● **Objective**:
Copy the data precisely, character for character, and leave out every picture.

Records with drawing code
|---|
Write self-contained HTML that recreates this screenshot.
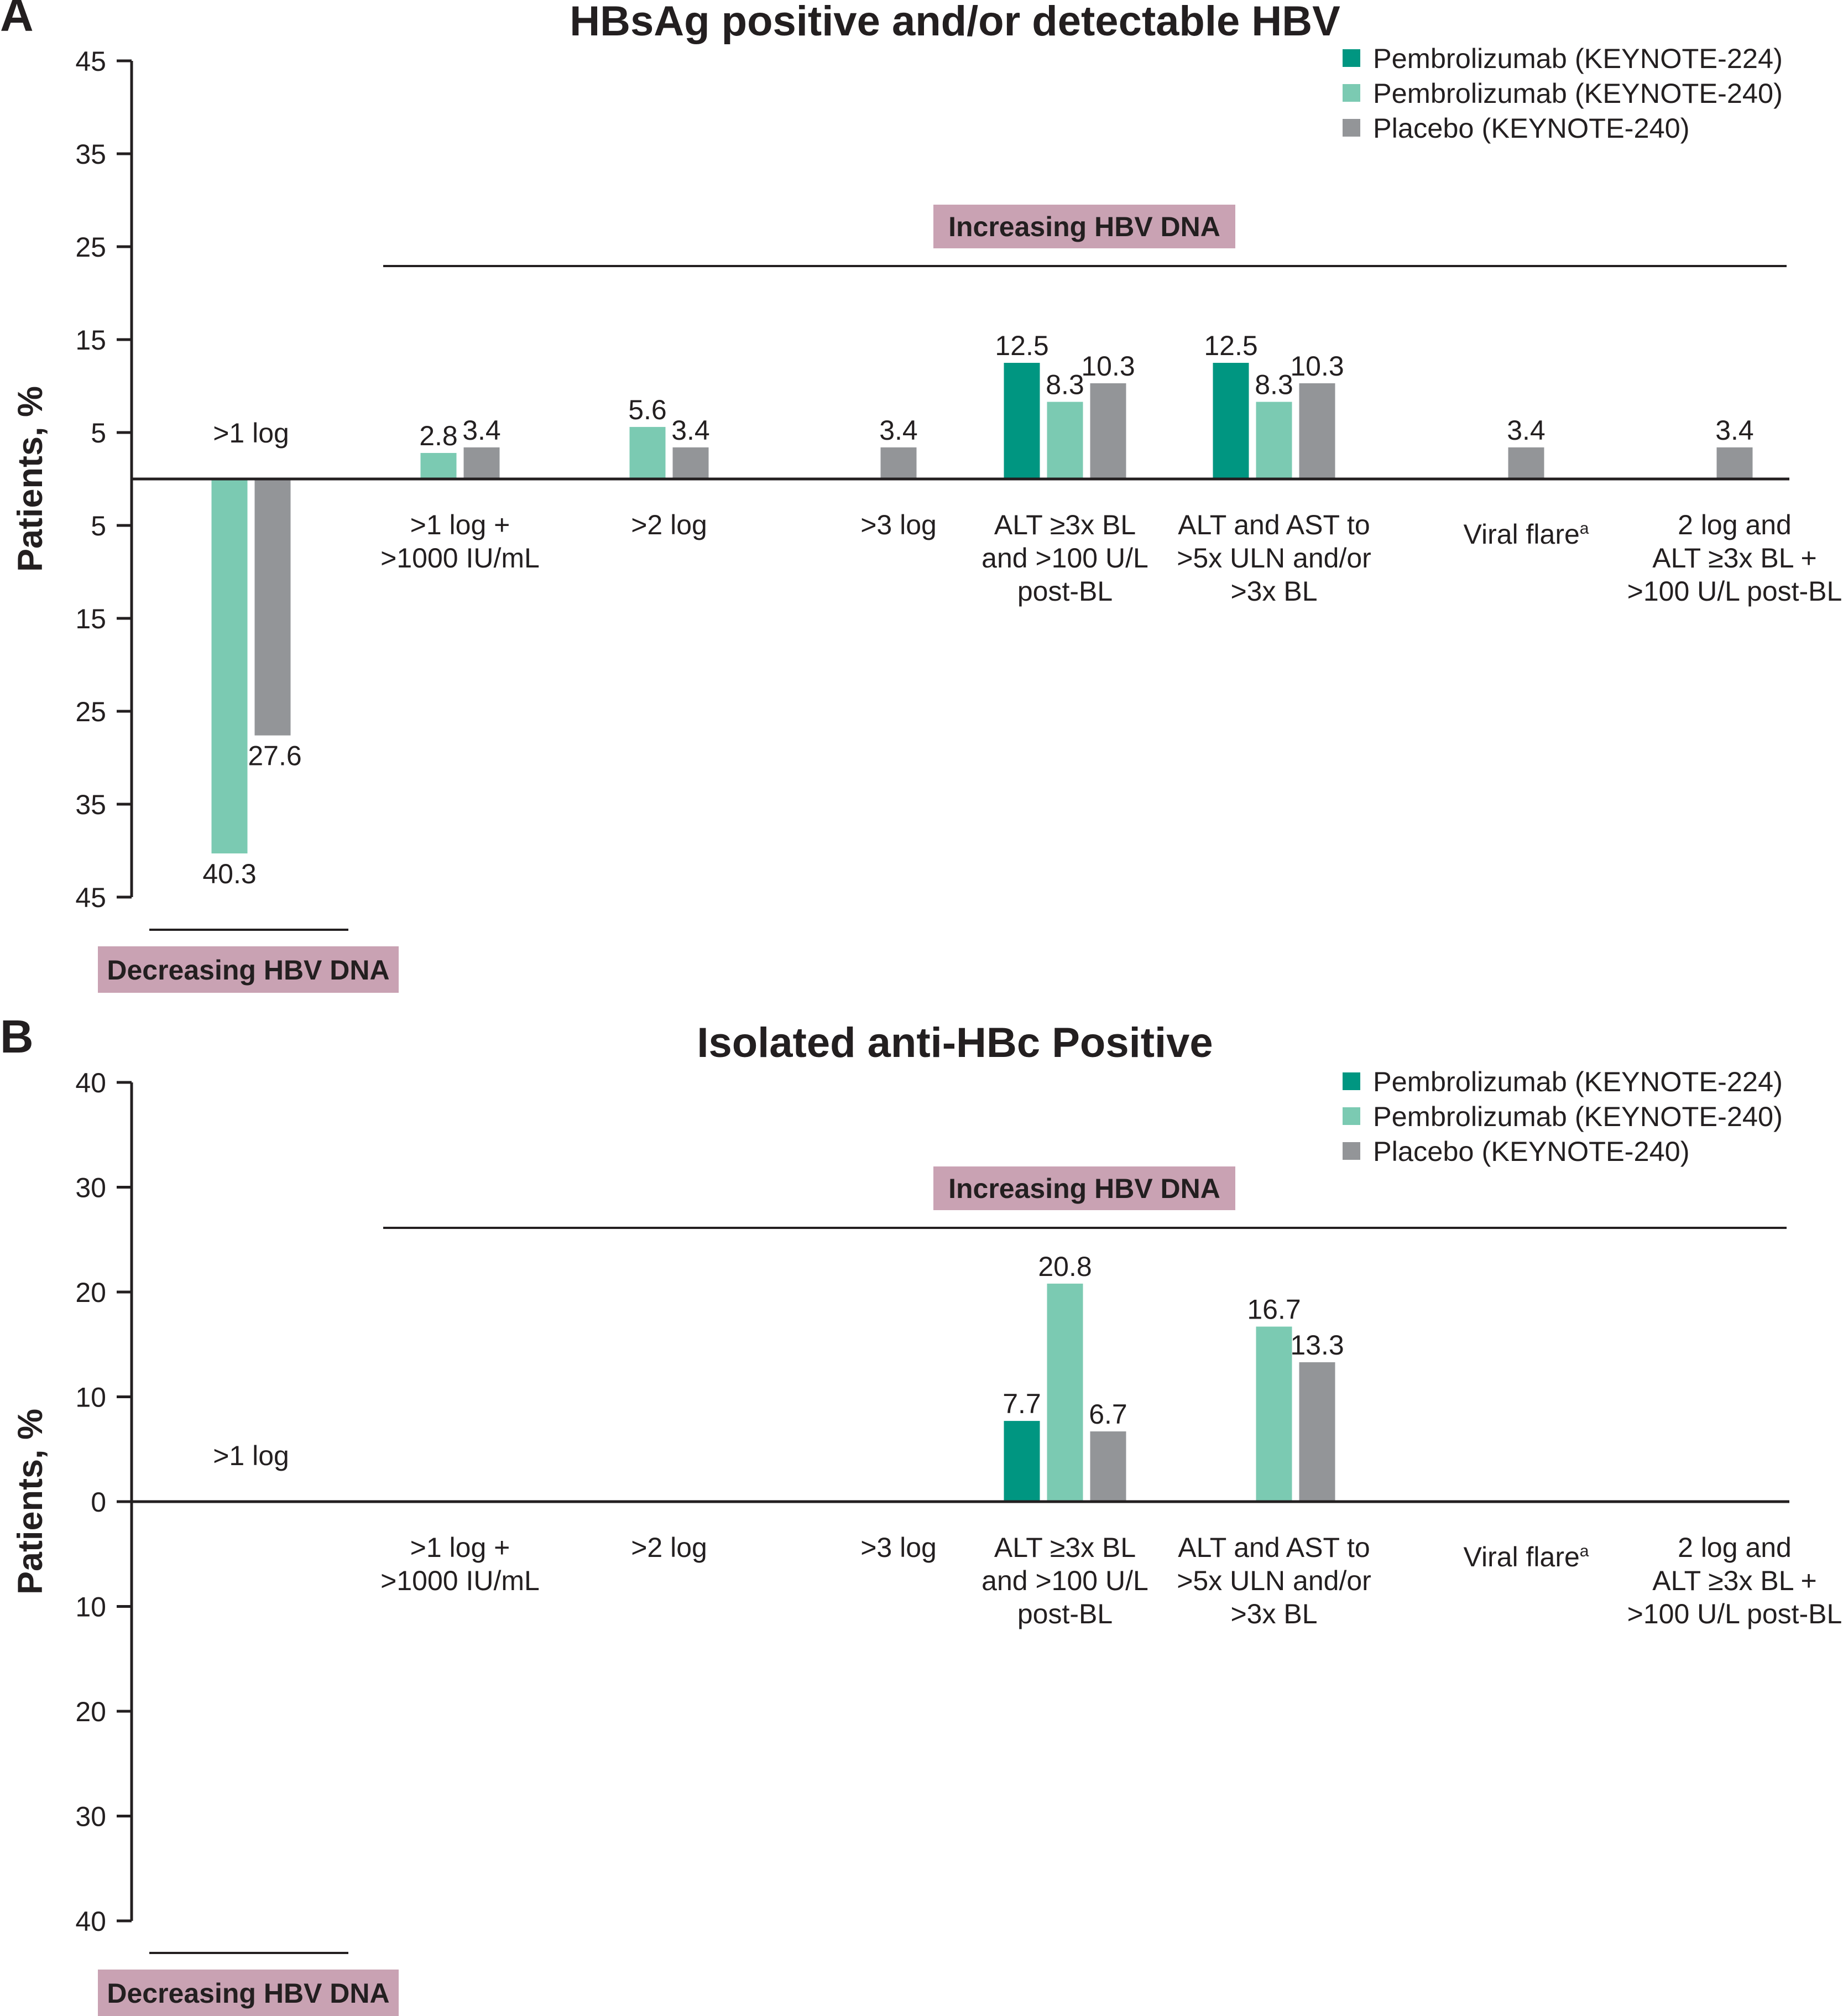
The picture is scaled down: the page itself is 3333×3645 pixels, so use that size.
<!DOCTYPE html>
<html><head><meta charset="utf-8">
<style>
html,body{margin:0;padding:0;background:#fff;}
svg{display:block;font-family:"Liberation Sans",Arial,sans-serif;}
</style></head>
<body>
<svg id="chart" width="3333" height="3645" viewBox="0 0 3333 3645" xmlns="http://www.w3.org/2000/svg"></svg>
<script>
const categories = [[">1 log"], [">1 log +", ">1000 IU/mL"], [">2 log"], [">3 log"], ["ALT \u22653x BL", "and >100 U/L", "post-BL"], ["ALT and AST to", ">5x ULN and/or", ">3x BL"], ["Viral flare"], ["2 log and", "ALT \u22653x BL +", ">100 U/L post-BL"]];
const seriesNames = ["Pembrolizumab (KEYNOTE-224)", "Pembrolizumab (KEYNOTE-240)", "Placebo (KEYNOTE-240)"];
// Panel A (negative = decreasing HBV DNA)
const a224 = [null, null, null, null, 12.5, 12.5, null, null];
const a240 = [-40.3, 2.8, 5.6, null, 8.3, 8.3, null, null];
const aPlacebo = [-27.6, 3.4, 3.4, 3.4, 10.3, 10.3, 3.4, 3.4];
const aTicks = [45, 35, 25, 15, 5, -5, -15, -25, -35, -45];
// Panel B
const b224 = [null, null, null, null, 7.7, null, null, null];
const b240 = [null, null, null, null, 20.8, 16.7, null, null];
const bPlacebo = [null, null, null, null, 6.7, 13.3, null, null];
const bTicks = [40, 30, 20, 10, 0, -10, -20, -30, -40];

const layoutCenters = [454, 832, 1210, 1625, 1926, 2304, 2760, 3137];
const colors = ["#009681", "#7bcab2", "#939598"];
const NS = "http://www.w3.org/2000/svg";
const svg = document.getElementById("chart");
function mk(tag, attrs, parent) {
  const e = document.createElementNS(NS, tag);
  for (const k in attrs) e.setAttribute(k, attrs[k]);
  (parent || svg).appendChild(e);
  return e;
}
function txt(str, attrs, parent) { const t = mk("text", attrs, parent); t.textContent = str; return t; }

function panel(opt) {
  const g = mk("g", {});
  
  
  const y = v => opt.zero - v * opt.unit;
  const L = txt(opt.letter, {x: 0, y: opt.top + 56, "font-size": 84, "font-weight": "bold", fill: "#231f20"}, g);
  
  
  const T = txt(opt.title, {x: 1727, y: opt.top + 64, "font-size": 76, "font-weight": "bold", "text-anchor": "middle", fill: "#231f20"}, g);
  
  
  const top = y(opt.ticks[0]), bot = y(opt.ticks[opt.ticks.length - 1]);
  const ax = mk("line", {x1: 238, x2: 238, y1: top, y2: bot, stroke: "#231f20", "stroke-width": 5}, g);
  
  
  opt.ticks.forEach(t => {
    const tl = mk("line", {x1: 211, x2: 238, y1: y(t), y2: y(t), stroke: "#231f20", "stroke-width": 5}, g);
    
    
    const lb = txt(String(Math.abs(t)), {x: 192, y: y(t) + 18, "font-size": 50, "text-anchor": "end", fill: "#231f20"}, g);
    
    
  });
  const yt = txt("Patients, %", {x: 0, y: 0, "font-size": 63, "font-weight": "bold", "text-anchor": "middle", fill: "#231f20", transform: `translate(76,${opt.zero}) rotate(-90)`}, g);
  
  
  const bw = 65, gap = 13;
  categories.forEach((c, i) => {
    const present = [];
    opt.series.forEach((s, si) => { if (s[i] !== null && s[i] !== undefined) present.push(si); });
    const n = opt.fixedSlots ? 3 : present.length;
    const totalW = n * bw + (n - 1) * gap;
    present.forEach((si, k) => {
      const v = opt.series[si][i];
      const slot = opt.fixedSlots ? si : k;
      const x0 = layoutCenters[i] - totalW / 2 + slot * (bw + gap);
      const y0 = Math.min(y(v), opt.zero), h = Math.abs(y(v) - opt.zero);
      const r = mk("rect", {x: x0, y: y0, width: bw, height: h, fill: colors[si]}, g);
      
      
      const ly = v >= 0 ? y(v) - 14 : y(v) + 54;
      const vl = txt(Math.abs(v).toFixed(1), {x: x0 + bw / 2 + (v < 0 && si === 2 ? 4 : 0), y: ly, "font-size": 50, "text-anchor": "middle", fill: "#231f20"}, g);
      
      
    });
    if (i === 0) {
      const cl = txt(c[0], {x: layoutCenters[i], y: opt.zero - 66, "font-size": 50, "text-anchor": "middle", fill: "#231f20"}, g);
      
      
    } else {
      const off = i === 6 ? 17 : 0;
      const cl = txt("", {x: layoutCenters[i], y: opt.zero + 100 + off, "font-size": 50, "text-anchor": "middle", fill: "#231f20"}, g);
      
      
      c.forEach((line, li) => {
        const ts = mk("tspan", {x: layoutCenters[i], dy: li === 0 ? 0 : 60}, cl);
        ts.textContent = line;
        if (i === 6) { const sup = mk("tspan", {"font-size": 30, dy: -18}, cl); sup.textContent = "a"; }
      });
    }
  });
  const z = mk("line", {x1: 236, x2: 3236, y1: opt.zero, y2: opt.zero, stroke: "#231f20", "stroke-width": 5}, g);
  
  
  const il = mk("line", {x1: 693, x2: 3231, y1: opt.incLine, y2: opt.incLine, stroke: "#231f20", "stroke-width": 4}, g);
  
  
  const ib = mk("rect", {x: 1688, y: opt.incLine - 111, width: 546, height: 79, fill: "#c9a2b3"}, g);
  
  
  const it = txt("Increasing HBV DNA", {x: 1961, y: opt.incLine - 54, "font-size": 50, "font-weight": "bold", "text-anchor": "middle", fill: "#231f20"}, g);
  
  
  const dl = mk("line", {x1: 270, x2: 630, y1: opt.decLine, y2: opt.decLine, stroke: "#231f20", "stroke-width": 4}, g);
  
  
  const db = mk("rect", {x: 177, y: opt.decLine + 30, width: 544, height: 84, fill: "#c9a2b3"}, g);
  
  
  const dt = txt("Decreasing HBV DNA", {x: 449, y: opt.decLine + 90, "font-size": 50, "font-weight": "bold", "text-anchor": "middle", fill: "#231f20"}, g);
  
  
  seriesNames.forEach((s, si) => {
    const ry = opt.legendY + si * 63;
    const sw = mk("rect", {x: 2428, y: ry - 16, width: 32, height: 32, fill: colors[si]}, g);
    
    
    const lt = txt(s, {x: 2483, y: ry + 18, "font-size": 50.5, fill: "#231f20"}, g);
    
    
  });
}
panel({name: "panel-a", letter: "A", title: "HBsAg positive and/or detectable HBV", top: 0, zero: 866, unit: 16.8, ticks: aTicks, series: [a224, a240, aPlacebo], incLine: 481, decLine: 1681, legendY: 105, fixedSlots: false});
panel({name: "panel-b", letter: "B", title: "Isolated anti-HBc Positive", top: 1847, zero: 2715, unit: 18.95, ticks: bTicks, series: [b224, b240, bPlacebo], incLine: 2220, decLine: 3531, legendY: 1955, fixedSlots: true});
</script>
</body></html>
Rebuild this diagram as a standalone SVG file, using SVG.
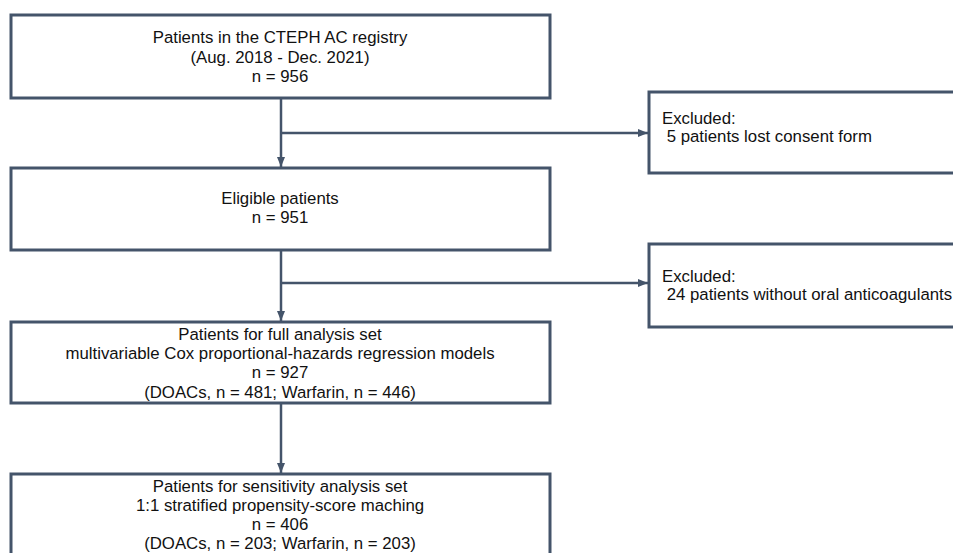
|---|
● **The response**:
Write self-contained HTML that recreates this screenshot.
The picture is scaled down: the page itself is 3333×3645 pixels, so use that size.
<!DOCTYPE html>
<html><head><meta charset="utf-8">
<style>
html,body{margin:0;padding:0;background:#fff;}
svg{display:block;font-family:"Liberation Sans",Arial,sans-serif;}
</style></head>
<body>
<svg id="chart" width="3333" height="3645" viewBox="0 0 3333 3645" xmlns="http://www.w3.org/2000/svg"></svg>
<script>
const categories = [[">1 log"], [">1 log +", ">1000 IU/mL"], [">2 log"], [">3 log"], ["ALT \u22653x BL", "and >100 U/L", "post-BL"], ["ALT and AST to", ">5x ULN and/or", ">3x BL"], ["Viral flare"], ["2 log and", "ALT \u22653x BL +", ">100 U/L post-BL"]];
const seriesNames = ["Pembrolizumab (KEYNOTE-224)", "Pembrolizumab (KEYNOTE-240)", "Placebo (KEYNOTE-240)"];
// Panel A (negative = decreasing HBV DNA)
const a224 = [null, null, null, null, 12.5, 12.5, null, null];
const a240 = [-40.3, 2.8, 5.6, null, 8.3, 8.3, null, null];
const aPlacebo = [-27.6, 3.4, 3.4, 3.4, 10.3, 10.3, 3.4, 3.4];
const aTicks = [45, 35, 25, 15, 5, -5, -15, -25, -35, -45];
// Panel B
const b224 = [null, null, null, null, 7.7, null, null, null];
const b240 = [null, null, null, null, 20.8, 16.7, null, null];
const bPlacebo = [null, null, null, null, 6.7, 13.3, null, null];
const bTicks = [40, 30, 20, 10, 0, -10, -20, -30, -40];

const layoutCenters = [454, 832, 1210, 1625, 1926, 2304, 2760, 3137];
const colors = ["#009681", "#7bcab2", "#939598"];
const NS = "http://www.w3.org/2000/svg";
const svg = document.getElementById("chart");
function mk(tag, attrs, parent) {
  const e = document.createElementNS(NS, tag);
  for (const k in attrs) e.setAttribute(k, attrs[k]);
  (parent || svg).appendChild(e);
  return e;
}
function txt(str, attrs, parent) { const t = mk("text", attrs, parent); t.textContent = str; return t; }

function panel(opt) {
  const g = mk("g", {});
  
  
  const y = v => opt.zero - v * opt.unit;
  const L = txt(opt.letter, {x: 0, y: opt.top + 56, "font-size": 84, "font-weight": "bold", fill: "#231f20"}, g);
  
  
  const T = txt(opt.title, {x: 1727, y: opt.top + 64, "font-size": 76, "font-weight": "bold", "text-anchor": "middle", fill: "#231f20"}, g);
  
  
  const top = y(opt.ticks[0]), bot = y(opt.ticks[opt.ticks.length - 1]);
  const ax = mk("line", {x1: 238, x2: 238, y1: top, y2: bot, stroke: "#231f20", "stroke-width": 5}, g);
  
  
  opt.ticks.forEach(t => {
    const tl = mk("line", {x1: 211, x2: 238, y1: y(t), y2: y(t), stroke: "#231f20", "stroke-width": 5}, g);
    
    
    const lb = txt(String(Math.abs(t)), {x: 192, y: y(t) + 18, "font-size": 50, "text-anchor": "end", fill: "#231f20"}, g);
    
    
  });
  const yt = txt("Patients, %", {x: 0, y: 0, "font-size": 63, "font-weight": "bold", "text-anchor": "middle", fill: "#231f20", transform: `translate(76,${opt.zero}) rotate(-90)`}, g);
  
  
  const bw = 65, gap = 13;
  categories.forEach((c, i) => {
    const present = [];
    opt.series.forEach((s, si) => { if (s[i] !== null && s[i] !== undefined) present.push(si); });
    const n = opt.fixedSlots ? 3 : present.length;
    const totalW = n * bw + (n - 1) * gap;
    present.forEach((si, k) => {
      const v = opt.series[si][i];
      const slot = opt.fixedSlots ? si : k;
      const x0 = layoutCenters[i] - totalW / 2 + slot * (bw + gap);
      const y0 = Math.min(y(v), opt.zero), h = Math.abs(y(v) - opt.zero);
      const r = mk("rect", {x: x0, y: y0, width: bw, height: h, fill: colors[si]}, g);
      
      
      const ly = v >= 0 ? y(v) - 14 : y(v) + 54;
      const vl = txt(Math.abs(v).toFixed(1), {x: x0 + bw / 2 + (v < 0 && si === 2 ? 4 : 0), y: ly, "font-size": 50, "text-anchor": "middle", fill: "#231f20"}, g);
      
      
    });
    if (i === 0) {
      const cl = txt(c[0], {x: layoutCenters[i], y: opt.zero - 66, "font-size": 50, "text-anchor": "middle", fill: "#231f20"}, g);
      
      
    } else {
      const off = i === 6 ? 17 : 0;
      const cl = txt("", {x: layoutCenters[i], y: opt.zero + 100 + off, "font-size": 50, "text-anchor": "middle", fill: "#231f20"}, g);
      
      
      c.forEach((line, li) => {
        const ts = mk("tspan", {x: layoutCenters[i], dy: li === 0 ? 0 : 60}, cl);
        ts.textContent = line;
        if (i === 6) { const sup = mk("tspan", {"font-size": 30, dy: -18}, cl); sup.textContent = "a"; }
      });
    }
  });
  const z = mk("line", {x1: 236, x2: 3236, y1: opt.zero, y2: opt.zero, stroke: "#231f20", "stroke-width": 5}, g);
  
  
  const il = mk("line", {x1: 693, x2: 3231, y1: opt.incLine, y2: opt.incLine, stroke: "#231f20", "stroke-width": 4}, g);
  
  
  const ib = mk("rect", {x: 1688, y: opt.incLine - 111, width: 546, height: 79, fill: "#c9a2b3"}, g);
  
  
  const it = txt("Increasing HBV DNA", {x: 1961, y: opt.incLine - 54, "font-size": 50, "font-weight": "bold", "text-anchor": "middle", fill: "#231f20"}, g);
  
  
  const dl = mk("line", {x1: 270, x2: 630, y1: opt.decLine, y2: opt.decLine, stroke: "#231f20", "stroke-width": 4}, g);
  
  
  const db = mk("rect", {x: 177, y: opt.decLine + 30, width: 544, height: 84, fill: "#c9a2b3"}, g);
  
  
  const dt = txt("Decreasing HBV DNA", {x: 449, y: opt.decLine + 90, "font-size": 50, "font-weight": "bold", "text-anchor": "middle", fill: "#231f20"}, g);
  
  
  seriesNames.forEach((s, si) => {
    const ry = opt.legendY + si * 63;
    const sw = mk("rect", {x: 2428, y: ry - 16, width: 32, height: 32, fill: colors[si]}, g);
    
    
    const lt = txt(s, {x: 2483, y: ry + 18, "font-size": 50.5, fill: "#231f20"}, g);
    
    
  });
}
panel({name: "panel-a", letter: "A", title: "HBsAg positive and/or detectable HBV", top: 0, zero: 866, unit: 16.8, ticks: aTicks, series: [a224, a240, aPlacebo], incLine: 481, decLine: 1681, legendY: 105, fixedSlots: false});
panel({name: "panel-b", letter: "B", title: "Isolated anti-HBc Positive", top: 1847, zero: 2715, unit: 18.95, ticks: bTicks, series: [b224, b240, bPlacebo], incLine: 2220, decLine: 3531, legendY: 1955, fixedSlots: true});
</script>
</body></html>
Rebuild this diagram as a standalone SVG file, using SVG.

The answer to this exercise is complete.